┌──

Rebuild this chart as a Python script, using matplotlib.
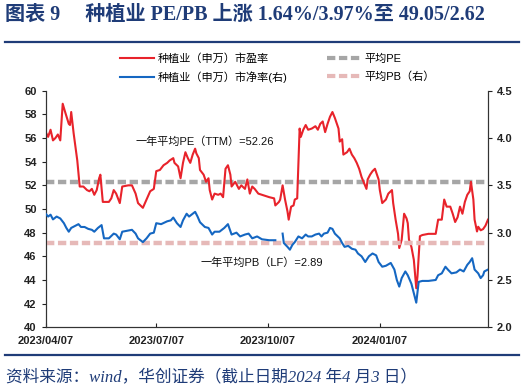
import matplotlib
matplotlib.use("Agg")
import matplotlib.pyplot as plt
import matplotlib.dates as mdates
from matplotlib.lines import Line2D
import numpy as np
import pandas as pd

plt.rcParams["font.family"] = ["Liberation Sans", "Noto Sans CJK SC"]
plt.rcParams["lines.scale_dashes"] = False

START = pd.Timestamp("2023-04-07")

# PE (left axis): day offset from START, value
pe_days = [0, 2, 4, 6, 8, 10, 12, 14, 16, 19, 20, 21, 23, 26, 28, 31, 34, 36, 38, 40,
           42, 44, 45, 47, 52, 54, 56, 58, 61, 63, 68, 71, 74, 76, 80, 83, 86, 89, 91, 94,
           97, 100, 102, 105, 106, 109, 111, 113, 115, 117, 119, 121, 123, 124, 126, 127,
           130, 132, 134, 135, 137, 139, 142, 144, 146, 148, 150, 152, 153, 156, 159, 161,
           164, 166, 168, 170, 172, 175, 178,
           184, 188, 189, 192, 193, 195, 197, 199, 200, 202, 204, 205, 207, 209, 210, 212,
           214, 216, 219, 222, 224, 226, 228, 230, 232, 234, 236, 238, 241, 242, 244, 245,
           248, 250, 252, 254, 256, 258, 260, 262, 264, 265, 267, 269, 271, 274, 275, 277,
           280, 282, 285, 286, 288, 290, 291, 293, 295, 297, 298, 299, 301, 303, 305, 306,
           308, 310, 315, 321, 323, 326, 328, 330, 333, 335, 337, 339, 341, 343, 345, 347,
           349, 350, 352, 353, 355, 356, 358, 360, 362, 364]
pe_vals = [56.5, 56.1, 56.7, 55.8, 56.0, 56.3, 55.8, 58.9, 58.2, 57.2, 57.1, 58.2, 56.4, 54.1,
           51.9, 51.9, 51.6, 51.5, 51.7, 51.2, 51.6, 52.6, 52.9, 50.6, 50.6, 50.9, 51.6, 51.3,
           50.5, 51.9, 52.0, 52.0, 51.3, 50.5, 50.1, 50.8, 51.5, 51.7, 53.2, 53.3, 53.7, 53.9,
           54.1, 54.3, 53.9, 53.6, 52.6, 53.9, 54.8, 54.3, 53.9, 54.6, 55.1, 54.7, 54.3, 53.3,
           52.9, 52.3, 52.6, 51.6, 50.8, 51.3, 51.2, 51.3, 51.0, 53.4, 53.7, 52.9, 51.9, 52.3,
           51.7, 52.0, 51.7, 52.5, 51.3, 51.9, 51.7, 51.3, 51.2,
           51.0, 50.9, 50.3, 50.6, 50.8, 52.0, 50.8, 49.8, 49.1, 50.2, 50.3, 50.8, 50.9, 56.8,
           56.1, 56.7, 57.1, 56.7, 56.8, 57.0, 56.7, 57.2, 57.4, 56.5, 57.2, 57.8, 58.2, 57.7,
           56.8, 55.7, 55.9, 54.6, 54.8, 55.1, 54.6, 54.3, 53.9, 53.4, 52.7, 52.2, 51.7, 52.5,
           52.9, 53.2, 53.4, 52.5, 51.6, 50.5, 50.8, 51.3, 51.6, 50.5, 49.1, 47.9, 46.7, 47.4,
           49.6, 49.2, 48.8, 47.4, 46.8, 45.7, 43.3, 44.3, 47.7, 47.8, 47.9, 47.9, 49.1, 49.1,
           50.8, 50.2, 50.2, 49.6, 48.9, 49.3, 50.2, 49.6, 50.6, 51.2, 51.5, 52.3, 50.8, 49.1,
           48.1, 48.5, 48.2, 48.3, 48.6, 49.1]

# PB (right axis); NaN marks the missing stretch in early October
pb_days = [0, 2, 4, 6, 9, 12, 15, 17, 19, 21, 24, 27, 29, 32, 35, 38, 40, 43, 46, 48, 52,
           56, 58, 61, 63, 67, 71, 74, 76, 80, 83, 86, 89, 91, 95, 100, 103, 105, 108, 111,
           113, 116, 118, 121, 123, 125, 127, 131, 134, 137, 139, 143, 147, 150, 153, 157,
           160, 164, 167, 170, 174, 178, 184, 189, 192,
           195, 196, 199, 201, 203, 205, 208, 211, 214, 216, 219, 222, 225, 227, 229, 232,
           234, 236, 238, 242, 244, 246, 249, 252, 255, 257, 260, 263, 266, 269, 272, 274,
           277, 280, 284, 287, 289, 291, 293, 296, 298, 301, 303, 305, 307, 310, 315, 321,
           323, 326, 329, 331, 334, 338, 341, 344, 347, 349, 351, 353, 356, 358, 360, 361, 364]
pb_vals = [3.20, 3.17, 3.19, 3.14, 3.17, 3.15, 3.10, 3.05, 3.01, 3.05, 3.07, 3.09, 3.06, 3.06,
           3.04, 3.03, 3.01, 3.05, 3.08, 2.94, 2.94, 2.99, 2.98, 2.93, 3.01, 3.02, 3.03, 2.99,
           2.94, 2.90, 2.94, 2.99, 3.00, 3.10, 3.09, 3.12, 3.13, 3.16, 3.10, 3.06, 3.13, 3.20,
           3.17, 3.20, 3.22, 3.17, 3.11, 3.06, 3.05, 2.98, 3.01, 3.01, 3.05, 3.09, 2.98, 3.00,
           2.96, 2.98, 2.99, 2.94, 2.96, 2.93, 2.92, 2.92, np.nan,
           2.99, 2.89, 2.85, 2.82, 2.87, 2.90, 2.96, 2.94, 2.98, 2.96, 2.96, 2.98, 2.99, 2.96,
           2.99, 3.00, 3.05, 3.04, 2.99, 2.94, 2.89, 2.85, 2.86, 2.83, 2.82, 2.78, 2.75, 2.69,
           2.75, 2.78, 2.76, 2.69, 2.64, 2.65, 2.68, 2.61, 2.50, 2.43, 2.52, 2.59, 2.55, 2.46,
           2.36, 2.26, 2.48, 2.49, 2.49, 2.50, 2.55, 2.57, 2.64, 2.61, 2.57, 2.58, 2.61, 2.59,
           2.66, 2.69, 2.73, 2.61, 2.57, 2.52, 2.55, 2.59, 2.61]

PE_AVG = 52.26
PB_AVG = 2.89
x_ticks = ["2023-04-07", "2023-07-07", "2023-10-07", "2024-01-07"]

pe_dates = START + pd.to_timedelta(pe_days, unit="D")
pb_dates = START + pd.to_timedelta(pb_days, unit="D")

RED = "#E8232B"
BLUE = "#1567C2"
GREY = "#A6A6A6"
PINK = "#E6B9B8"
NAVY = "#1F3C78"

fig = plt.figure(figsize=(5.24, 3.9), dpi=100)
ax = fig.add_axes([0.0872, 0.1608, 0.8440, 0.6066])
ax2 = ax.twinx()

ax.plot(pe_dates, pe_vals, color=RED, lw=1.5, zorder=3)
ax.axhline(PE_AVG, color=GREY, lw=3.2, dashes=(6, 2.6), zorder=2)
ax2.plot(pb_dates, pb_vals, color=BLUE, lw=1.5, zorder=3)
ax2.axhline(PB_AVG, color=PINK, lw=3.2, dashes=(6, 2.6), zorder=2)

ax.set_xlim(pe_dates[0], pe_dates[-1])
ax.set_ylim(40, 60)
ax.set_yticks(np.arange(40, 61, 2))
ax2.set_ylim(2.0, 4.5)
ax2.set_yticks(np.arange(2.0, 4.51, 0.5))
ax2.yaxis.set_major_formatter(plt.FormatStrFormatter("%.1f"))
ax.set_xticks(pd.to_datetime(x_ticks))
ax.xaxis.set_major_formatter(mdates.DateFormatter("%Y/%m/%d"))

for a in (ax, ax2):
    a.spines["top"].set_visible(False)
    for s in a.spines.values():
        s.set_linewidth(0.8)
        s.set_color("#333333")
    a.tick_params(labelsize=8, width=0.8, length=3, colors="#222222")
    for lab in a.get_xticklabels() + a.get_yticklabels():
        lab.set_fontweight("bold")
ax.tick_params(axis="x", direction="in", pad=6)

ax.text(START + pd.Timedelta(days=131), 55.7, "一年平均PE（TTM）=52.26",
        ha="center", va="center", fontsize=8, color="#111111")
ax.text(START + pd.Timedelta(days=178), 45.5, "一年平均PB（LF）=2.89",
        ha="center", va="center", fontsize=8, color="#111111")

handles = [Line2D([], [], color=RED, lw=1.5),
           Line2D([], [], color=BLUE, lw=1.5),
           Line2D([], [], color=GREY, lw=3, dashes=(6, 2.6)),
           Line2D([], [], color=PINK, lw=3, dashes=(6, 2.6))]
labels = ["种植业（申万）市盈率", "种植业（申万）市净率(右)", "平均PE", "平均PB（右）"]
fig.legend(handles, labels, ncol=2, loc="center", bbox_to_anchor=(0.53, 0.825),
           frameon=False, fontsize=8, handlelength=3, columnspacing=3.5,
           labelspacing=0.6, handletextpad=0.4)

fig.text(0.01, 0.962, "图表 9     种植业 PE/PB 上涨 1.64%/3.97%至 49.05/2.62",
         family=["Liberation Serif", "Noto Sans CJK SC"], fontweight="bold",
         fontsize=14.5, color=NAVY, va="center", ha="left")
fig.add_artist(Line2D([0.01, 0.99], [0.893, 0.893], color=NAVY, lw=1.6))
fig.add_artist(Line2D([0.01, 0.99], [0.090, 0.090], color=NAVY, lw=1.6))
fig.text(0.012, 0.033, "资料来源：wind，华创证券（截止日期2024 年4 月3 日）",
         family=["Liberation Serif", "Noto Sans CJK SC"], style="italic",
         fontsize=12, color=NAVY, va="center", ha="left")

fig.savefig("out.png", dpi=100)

└──

WHAT TO DO:
Without the pictures, return the listing above from its first line through the line that has "import pandas as pd".

THE SOLUTION:
Rebuild this chart as a Python script, using matplotlib.
import matplotlib
matplotlib.use("Agg")
import matplotlib.pyplot as plt
import matplotlib.dates as mdates
from matplotlib.lines import Line2D
import numpy as np
import pandas as pd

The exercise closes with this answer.